BRIEF:
Will you output all of the data below exactly, omitting the images?

— start —

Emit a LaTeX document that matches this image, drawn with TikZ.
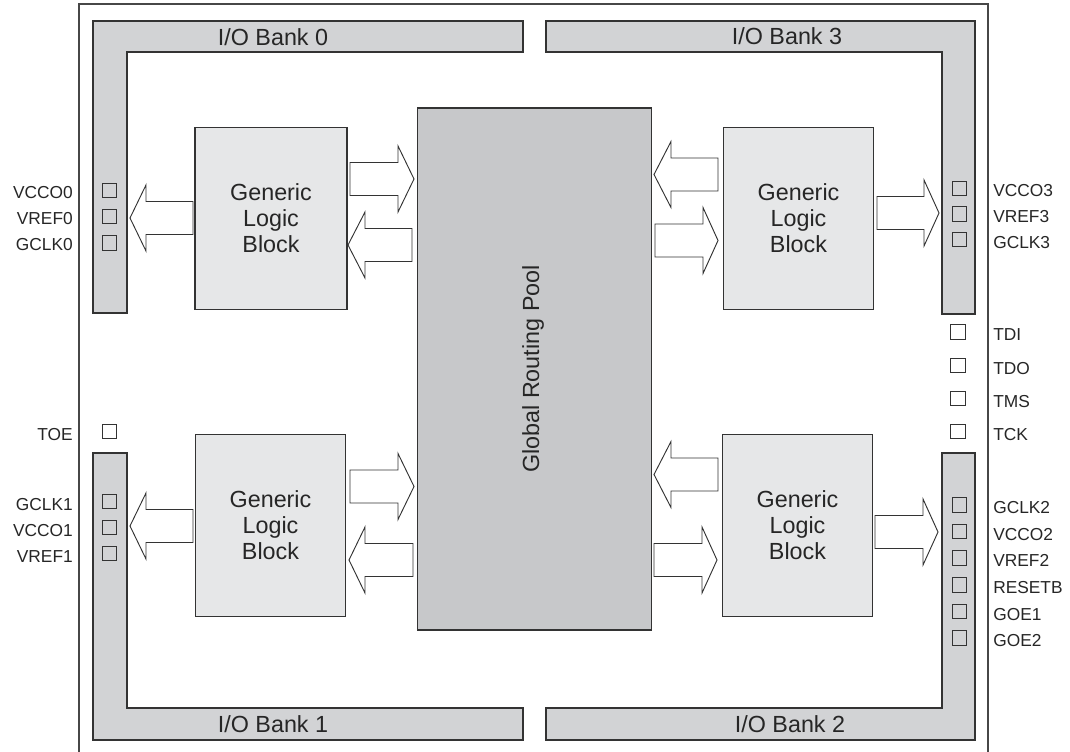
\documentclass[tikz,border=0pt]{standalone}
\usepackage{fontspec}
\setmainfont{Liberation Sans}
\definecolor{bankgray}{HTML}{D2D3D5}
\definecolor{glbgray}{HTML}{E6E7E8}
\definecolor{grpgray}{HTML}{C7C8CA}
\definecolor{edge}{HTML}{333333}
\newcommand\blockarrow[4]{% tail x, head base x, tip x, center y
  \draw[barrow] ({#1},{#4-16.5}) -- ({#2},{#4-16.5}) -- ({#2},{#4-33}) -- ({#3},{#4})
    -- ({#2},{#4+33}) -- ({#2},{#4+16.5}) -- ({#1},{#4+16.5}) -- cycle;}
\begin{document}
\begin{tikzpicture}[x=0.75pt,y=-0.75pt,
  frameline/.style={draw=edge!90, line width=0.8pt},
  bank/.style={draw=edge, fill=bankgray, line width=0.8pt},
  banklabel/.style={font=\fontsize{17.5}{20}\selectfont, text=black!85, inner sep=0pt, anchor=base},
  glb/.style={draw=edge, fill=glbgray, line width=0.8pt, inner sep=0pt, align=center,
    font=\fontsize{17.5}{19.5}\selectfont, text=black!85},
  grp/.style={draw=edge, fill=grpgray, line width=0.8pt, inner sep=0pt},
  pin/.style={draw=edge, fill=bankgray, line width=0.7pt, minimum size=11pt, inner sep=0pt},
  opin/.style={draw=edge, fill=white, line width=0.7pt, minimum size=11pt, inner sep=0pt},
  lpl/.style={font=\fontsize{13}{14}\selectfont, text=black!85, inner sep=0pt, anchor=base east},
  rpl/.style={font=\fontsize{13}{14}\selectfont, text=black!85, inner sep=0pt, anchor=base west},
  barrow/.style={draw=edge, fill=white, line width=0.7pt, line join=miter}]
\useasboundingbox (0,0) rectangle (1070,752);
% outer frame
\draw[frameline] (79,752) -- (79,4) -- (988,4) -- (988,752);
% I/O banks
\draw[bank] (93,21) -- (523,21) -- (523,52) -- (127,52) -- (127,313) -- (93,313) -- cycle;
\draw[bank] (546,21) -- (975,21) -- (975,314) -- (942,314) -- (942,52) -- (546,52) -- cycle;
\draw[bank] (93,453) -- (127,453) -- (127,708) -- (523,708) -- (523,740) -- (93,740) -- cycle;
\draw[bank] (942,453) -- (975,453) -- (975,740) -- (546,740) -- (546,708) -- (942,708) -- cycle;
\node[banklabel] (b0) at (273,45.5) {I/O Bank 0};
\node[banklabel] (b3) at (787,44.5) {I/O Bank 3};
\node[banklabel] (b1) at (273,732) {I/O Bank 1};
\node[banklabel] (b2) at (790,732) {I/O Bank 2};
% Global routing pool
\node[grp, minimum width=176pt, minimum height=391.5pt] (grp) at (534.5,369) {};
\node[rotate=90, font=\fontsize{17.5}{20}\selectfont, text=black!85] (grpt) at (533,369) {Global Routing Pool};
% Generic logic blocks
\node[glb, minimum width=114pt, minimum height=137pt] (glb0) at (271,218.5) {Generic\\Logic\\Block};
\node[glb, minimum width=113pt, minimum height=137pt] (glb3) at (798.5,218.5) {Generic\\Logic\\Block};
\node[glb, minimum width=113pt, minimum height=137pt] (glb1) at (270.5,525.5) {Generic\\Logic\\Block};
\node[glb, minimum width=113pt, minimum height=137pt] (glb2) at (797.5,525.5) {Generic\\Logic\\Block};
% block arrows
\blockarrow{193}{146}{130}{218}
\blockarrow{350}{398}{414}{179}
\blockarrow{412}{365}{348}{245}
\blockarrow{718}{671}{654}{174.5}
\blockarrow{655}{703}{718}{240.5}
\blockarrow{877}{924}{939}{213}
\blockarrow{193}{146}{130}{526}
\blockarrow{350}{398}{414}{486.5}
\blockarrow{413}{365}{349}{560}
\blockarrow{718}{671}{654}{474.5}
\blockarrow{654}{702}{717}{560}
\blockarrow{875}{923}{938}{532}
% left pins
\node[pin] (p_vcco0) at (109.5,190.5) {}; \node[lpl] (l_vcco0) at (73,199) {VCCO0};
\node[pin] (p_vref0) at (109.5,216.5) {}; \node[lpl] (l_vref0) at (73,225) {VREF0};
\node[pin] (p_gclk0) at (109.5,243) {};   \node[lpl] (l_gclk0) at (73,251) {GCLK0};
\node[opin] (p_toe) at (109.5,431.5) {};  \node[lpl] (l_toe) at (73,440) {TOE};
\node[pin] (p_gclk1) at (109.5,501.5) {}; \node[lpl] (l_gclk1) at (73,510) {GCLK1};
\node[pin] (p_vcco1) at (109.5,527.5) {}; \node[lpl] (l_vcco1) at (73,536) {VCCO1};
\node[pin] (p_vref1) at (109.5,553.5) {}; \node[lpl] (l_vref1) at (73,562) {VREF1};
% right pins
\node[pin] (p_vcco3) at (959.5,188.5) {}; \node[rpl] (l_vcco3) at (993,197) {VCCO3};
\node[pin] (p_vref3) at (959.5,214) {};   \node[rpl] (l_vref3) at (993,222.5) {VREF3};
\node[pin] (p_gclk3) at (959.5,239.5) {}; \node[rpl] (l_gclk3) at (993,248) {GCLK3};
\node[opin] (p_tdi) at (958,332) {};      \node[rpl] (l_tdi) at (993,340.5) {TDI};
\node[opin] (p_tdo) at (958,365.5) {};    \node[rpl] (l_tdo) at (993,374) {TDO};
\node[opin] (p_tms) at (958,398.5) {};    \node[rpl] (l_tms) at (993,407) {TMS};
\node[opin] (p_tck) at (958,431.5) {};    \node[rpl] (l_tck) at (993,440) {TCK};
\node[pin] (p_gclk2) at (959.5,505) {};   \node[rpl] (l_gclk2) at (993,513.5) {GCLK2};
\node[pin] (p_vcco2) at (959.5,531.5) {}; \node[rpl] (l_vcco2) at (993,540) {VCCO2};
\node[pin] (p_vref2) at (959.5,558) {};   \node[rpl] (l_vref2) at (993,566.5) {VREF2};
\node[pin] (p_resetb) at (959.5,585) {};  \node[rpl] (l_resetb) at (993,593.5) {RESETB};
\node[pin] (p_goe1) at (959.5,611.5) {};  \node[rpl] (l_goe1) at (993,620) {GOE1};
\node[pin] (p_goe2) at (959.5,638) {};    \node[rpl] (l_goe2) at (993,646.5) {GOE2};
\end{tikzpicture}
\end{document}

— end —

EXERCISE SOLUTION:
Emit a LaTeX document that matches this image, drawn with TikZ.
\documentclass[tikz,border=0pt]{standalone}
\usepackage{fontspec}
\setmainfont{Liberation Sans}
\definecolor{bankgray}{HTML}{D2D3D5}
\definecolor{glbgray}{HTML}{E6E7E8}
\definecolor{grpgray}{HTML}{C7C8CA}
\definecolor{edge}{HTML}{333333}
\newcommand\blockarrow[4]{% tail x, head base x, tip x, center y
  \draw[barrow] ({#1},{#4-16.5}) -- ({#2},{#4-16.5}) -- ({#2},{#4-33}) -- ({#3},{#4})
    -- ({#2},{#4+33}) -- ({#2},{#4+16.5}) -- ({#1},{#4+16.5}) -- cycle;}
\begin{document}
\begin{tikzpicture}[x=0.75pt,y=-0.75pt,
  frameline/.style={draw=edge!90, line width=0.8pt},
  bank/.style={draw=edge, fill=bankgray, line width=0.8pt},
  banklabel/.style={font=\fontsize{17.5}{20}\selectfont, text=black!85, inner sep=0pt, anchor=base},
  glb/.style={draw=edge, fill=glbgray, line width=0.8pt, inner sep=0pt, align=center,
    font=\fontsize{17.5}{19.5}\selectfont, text=black!85},
  grp/.style={draw=edge, fill=grpgray, line width=0.8pt, inner sep=0pt},
  pin/.style={draw=edge, fill=bankgray, line width=0.7pt, minimum size=11pt, inner sep=0pt},
  opin/.style={draw=edge, fill=white, line width=0.7pt, minimum size=11pt, inner sep=0pt},
  lpl/.style={font=\fontsize{13}{14}\selectfont, text=black!85, inner sep=0pt, anchor=base east},
  rpl/.style={font=\fontsize{13}{14}\selectfont, text=black!85, inner sep=0pt, anchor=base west},
  barrow/.style={draw=edge, fill=white, line width=0.7pt, line join=miter}]
\useasboundingbox (0,0) rectangle (1070,752);
% outer frame
\draw[frameline] (79,752) -- (79,4) -- (988,4) -- (988,752);
% I/O banks
\draw[bank] (93,21) -- (523,21) -- (523,52) -- (127,52) -- (127,313) -- (93,313) -- cycle;
\draw[bank] (546,21) -- (975,21) -- (975,314) -- (942,314) -- (942,52) -- (546,52) -- cycle;
\draw[bank] (93,453) -- (127,453) -- (127,708) -- (523,708) -- (523,740) -- (93,740) -- cycle;
\draw[bank] (942,453) -- (975,453) -- (975,740) -- (546,740) -- (546,708) -- (942,708) -- cycle;
\node[banklabel] (b0) at (273,45.5) {I/O Bank 0};
\node[banklabel] (b3) at (787,44.5) {I/O Bank 3};
\node[banklabel] (b1) at (273,732) {I/O Bank 1};
\node[banklabel] (b2) at (790,732) {I/O Bank 2};
% Global routing pool
\node[grp, minimum width=176pt, minimum height=391.5pt] (grp) at (534.5,369) {};
\node[rotate=90, font=\fontsize{17.5}{20}\selectfont, text=black!85] (grpt) at (533,369) {Global Routing Pool};
% Generic logic blocks
\node[glb, minimum width=114pt, minimum height=137pt] (glb0) at (271,218.5) {Generic\\Logic\\Block};
\node[glb, minimum width=113pt, minimum height=137pt] (glb3) at (798.5,218.5) {Generic\\Logic\\Block};
\node[glb, minimum width=113pt, minimum height=137pt] (glb1) at (270.5,525.5) {Generic\\Logic\\Block};
\node[glb, minimum width=113pt, minimum height=137pt] (glb2) at (797.5,525.5) {Generic\\Logic\\Block};
% block arrows
\blockarrow{193}{146}{130}{218}
\blockarrow{350}{398}{414}{179}
\blockarrow{412}{365}{348}{245}
\blockarrow{718}{671}{654}{174.5}
\blockarrow{655}{703}{718}{240.5}
\blockarrow{877}{924}{939}{213}
\blockarrow{193}{146}{130}{526}
\blockarrow{350}{398}{414}{486.5}
\blockarrow{413}{365}{349}{560}
\blockarrow{718}{671}{654}{474.5}
\blockarrow{654}{702}{717}{560}
\blockarrow{875}{923}{938}{532}
% left pins
\node[pin] (p_vcco0) at (109.5,190.5) {}; \node[lpl] (l_vcco0) at (73,199) {VCCO0};
\node[pin] (p_vref0) at (109.5,216.5) {}; \node[lpl] (l_vref0) at (73,225) {VREF0};
\node[pin] (p_gclk0) at (109.5,243) {};   \node[lpl] (l_gclk0) at (73,251) {GCLK0};
\node[opin] (p_toe) at (109.5,431.5) {};  \node[lpl] (l_toe) at (73,440) {TOE};
\node[pin] (p_gclk1) at (109.5,501.5) {}; \node[lpl] (l_gclk1) at (73,510) {GCLK1};
\node[pin] (p_vcco1) at (109.5,527.5) {}; \node[lpl] (l_vcco1) at (73,536) {VCCO1};
\node[pin] (p_vref1) at (109.5,553.5) {}; \node[lpl] (l_vref1) at (73,562) {VREF1};
% right pins
\node[pin] (p_vcco3) at (959.5,188.5) {}; \node[rpl] (l_vcco3) at (993,197) {VCCO3};
\node[pin] (p_vref3) at (959.5,214) {};   \node[rpl] (l_vref3) at (993,222.5) {VREF3};
\node[pin] (p_gclk3) at (959.5,239.5) {}; \node[rpl] (l_gclk3) at (993,248) {GCLK3};
\node[opin] (p_tdi) at (958,332) {};      \node[rpl] (l_tdi) at (993,340.5) {TDI};
\node[opin] (p_tdo) at (958,365.5) {};    \node[rpl] (l_tdo) at (993,374) {TDO};
\node[opin] (p_tms) at (958,398.5) {};    \node[rpl] (l_tms) at (993,407) {TMS};
\node[opin] (p_tck) at (958,431.5) {};    \node[rpl] (l_tck) at (993,440) {TCK};
\node[pin] (p_gclk2) at (959.5,505) {};   \node[rpl] (l_gclk2) at (993,513.5) {GCLK2};
\node[pin] (p_vcco2) at (959.5,531.5) {}; \node[rpl] (l_vcco2) at (993,540) {VCCO2};
\node[pin] (p_vref2) at (959.5,558) {};   \node[rpl] (l_vref2) at (993,566.5) {VREF2};
\node[pin] (p_resetb) at (959.5,585) {};  \node[rpl] (l_resetb) at (993,593.5) {RESETB};
\node[pin] (p_goe1) at (959.5,611.5) {};  \node[rpl] (l_goe1) at (993,620) {GOE1};
\node[pin] (p_goe2) at (959.5,638) {};    \node[rpl] (l_goe2) at (993,646.5) {GOE2};
\end{tikzpicture}
\end{document}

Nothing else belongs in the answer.